So what are their nine calls to action?
- Control our fertility - limit our reproduction to "replacement value at most" (i.e. one or two kids per family).
- Eat better and waste less food - given the environmental impact of current food production, we should waste less and move towards "mostly plant-based foods".
- Buy green - we need to pay more attention to tbe overall environmental impact of everything we buy, not just food.
- Appreciate and engage with nature - this is particularly important for city dwellers, and should include outdoor nature education for children.
- Make our economies more equitable and environmentally aware - move to reduce wealth inequality and ensure that prices and taxation take into account all environmental externalities.

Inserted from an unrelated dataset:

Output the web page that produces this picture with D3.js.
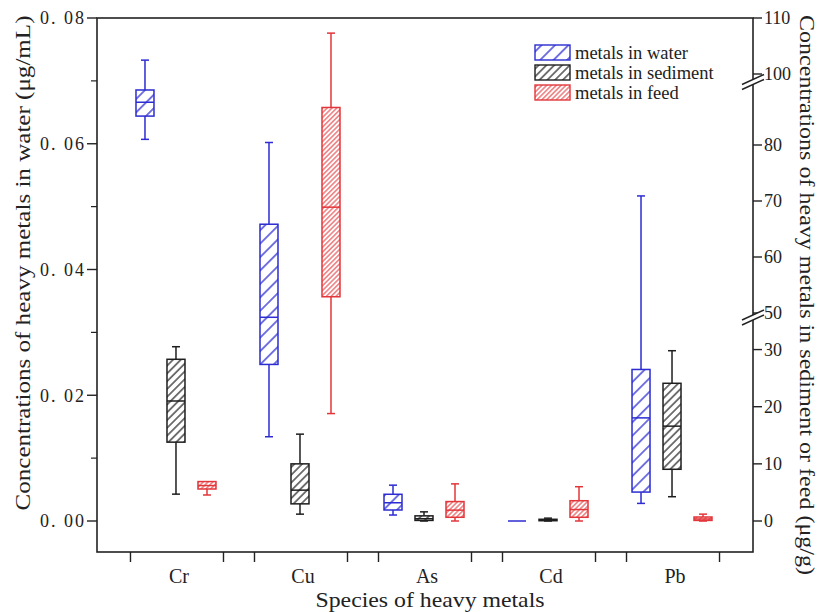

- Establish more nature reserves - to protect all animals in the sea and fresh water, in thr land and in the air, and make sire they are well-funded and well-managed.
- Stop wiping out whole ecosystems - like forests, grasslands and other native habitats, and work to re-wild some existing ones and to restore native plant communities.
- Stop wiping out animal species - avoid a sixth mass extinction by controlling poaching and the exploitation and trading of threatened species.
- Invest in and adopt green technologies - including renewable energy sources, and stop subsidizing older dirty technologies like coal, oil and gas.
Wise words to save a planet indeed. And, as I mentioned, simple and straightforward. But easy? Not so much.